Thanks to the South-to-North Water Diversion plan, people in the drought-prone north may eventually tap into the water from the Yangtze River. But this also means thousands of people have to be relocated in Central China's Hubei Province.
The Danjiangkou reservoir will be expanded to serve as a source for the water diversion project. But to make way, tens of thousands of residents in central Hubei Province are being relocated to 20 counties throughout the province.
CCTV reporter Shen Le said, "The last time China moved so many people was for the Three Gorges Dam, the world's largest hydroelectric project, on the Yangtze River in the late 1990's. Back then 1.4 million people were relocated as their villages would be submerged beneath a reservoir hundreds of kilometers long. The project was completed in 2006.
But this time, the biggest challenge is time. 60 thousand people in just 50 days."
It is six-o'clock in the morning at the Liaowa village in Yun County. The caravan carrying the first batch of 300 residents are ready to leave the mountainous areas. But some of their relatives need to stay longer to look after the crops.
The passengers are heading to their new hometown 300 kilometers away.
A relocated villager said, "We all are willing to move. I want to see the outside world, a bigger world."
The journey is long and tedious. Many fall asleep on the bus.
But the loud noise of firecrackers wakes them, as government officials welcome their arrival at the newly constructed relocation compound in Touhao village in Huchang township.
To make it easier for the newcomers to settle in, the local government assigned an official to each and every relocated family. The official's responsibility ranges from answering questions to replacing broken light bulbs.

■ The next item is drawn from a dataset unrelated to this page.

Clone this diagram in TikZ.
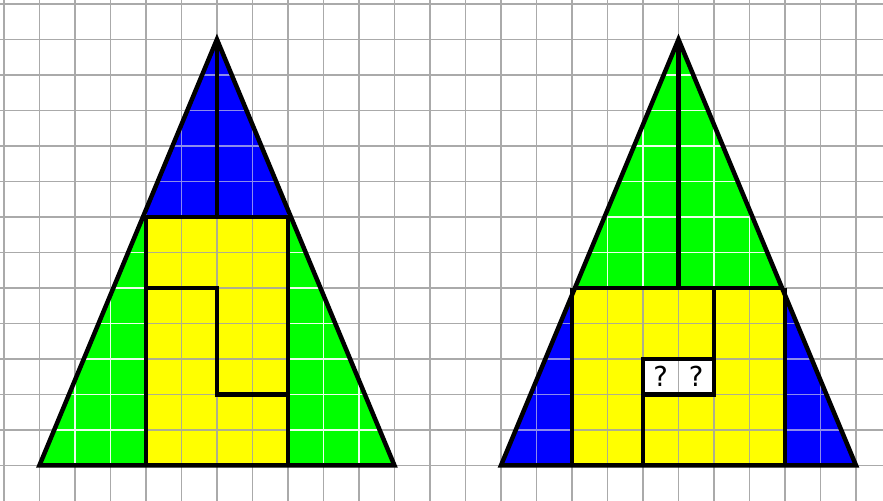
\documentclass[tikz,border=0pt]{standalone}
\usepackage{fontspec}
\newfontfamily\qfont{DejaVu Sans}
\usetikzlibrary{positioning, calc}

\definecolor{gridgray}{RGB}{170,170,170}
\definecolor{pblue}{RGB}{0,0,255}
\definecolor{pgreen}{RGB}{0,255,0}
\definecolor{pyellow}{RGB}{255,255,0}
\definecolor{onblue}{RGB}{140,140,235}
\definecolor{ongreen}{RGB}{235,255,235}
\definecolor{onyellow}{RGB}{175,175,140}

\newcommand{\cellgrid}[2]{\begin{scope}\clip #2; \draw[draw=#1, line width=1.4pt] (-1,-1) grid (24,13);\end{scope}}

\begin{document}
\begin{tikzpicture}[
  edge/.style={draw=black, line width=3.6pt},
  qmark/.style={font=\qfont\fontsize{22}{22}\selectfont, inner sep=0pt}
  ]
  \useasboundingbox (-1.11,-0.99) rectangle (23.76,13.11);
  \draw[draw=gridgray, line width=1.4pt] (-1.11,-0.99) grid (23.76,13.11);

  % left triangle
  \coordinate (la) at (0,0);
  \coordinate (lb) at (10,0);
  \coordinate (lt) at (5,12);
  \coordinate (lm) at ($(la)!7/12!(lt)$);
  \coordinate (ln) at ($(lb)!7/12!(lt)$);
  \begin{scope}
    \clip (la) -- (lb) -- (lt) -- cycle;
    \fill[pgreen] (la) -- (lb) -- (lt) -- cycle;
    \fill[pblue] (0,7) rectangle (10,12);
    \fill[pyellow] (3,0) rectangle (7,7);
    \cellgrid{ongreen}{(0,0) rectangle (10,7)}
    \cellgrid{onblue}{(0,7) rectangle (10,12)}
    \cellgrid{onyellow}{(3,0) rectangle (7,7)}
  \end{scope}
  \draw[edge] (la) -- (lb) -- (lt) -- cycle;
  \draw[edge] (lt) -- (5,7);
  \draw[edge] (lm) -- (ln);
  \draw[edge] (3,7) -- (3,0);
  \draw[edge] (7,7) -- (7,0);
  \draw[edge] (3,5) -- (5,5) -- (5,2) -- (7,2);

  % right triangle
  \coordinate (ra) at (13,0);
  \coordinate (rb) at (23,0);
  \coordinate (rt) at (18,12);
  \coordinate (rm) at ($(ra)!5/12!(rt)$);
  \coordinate (rn) at ($(rb)!5/12!(rt)$);
  \begin{scope}
    \clip (ra) -- (rb) -- (rt) -- cycle;
    \fill[pblue] (ra) -- (rb) -- (rt) -- cycle;
    \fill[pgreen] (13,5) rectangle (23,12);
    \fill[pyellow] (15,0) rectangle (21,5);
    \cellgrid{onblue}{(13,0) rectangle (23,5)}
    \cellgrid{ongreen}{(13,5) rectangle (23,12)}
    \cellgrid{onyellow}{(15,0) rectangle (21,5)}
  \end{scope}
  \fill[white] (17,2) rectangle (19,3);
  \draw[draw=gridgray, line width=1.4pt] (18,2) -- (18,3);
  \node[qmark] (q1) at (17.5,2.5) {?};
  \node[qmark] (q2) at (18.5,2.5) {?};
  \draw[edge] (ra) -- (rb) -- (rt) -- cycle;
  \draw[edge] (rt) -- (18,5);
  \draw[edge] (rm) -- (rn);
  \draw[edge] (15,5) -- (15,0);
  \draw[edge] (21,5) -- (21,0);
  \draw[edge] (19,5) -- (19,2) -- (17,2);
  \draw[edge] (17,0) -- (17,3) -- (19,3);
\end{tikzpicture}
\end{document}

You have any questions, you come to me. This is my ID card with my name on it.
Here, everything from running water to biogas is ready for the newly migrated villagers. Each household receives a bottle of cooking oil, a bag of rice and some vegetables for the first few days.
The migrated villagers will receive a one-off payment and enjoy a government subsidy for the next 20 years.
For most Chinese, the concept of a hometown is crucial. Especially in an age when many rural residents seek work in cities in the rich coastal regions. Those leaving Danjiangkou will be given a new hometown. But conditions will be so different that it will be a challenge to adjust.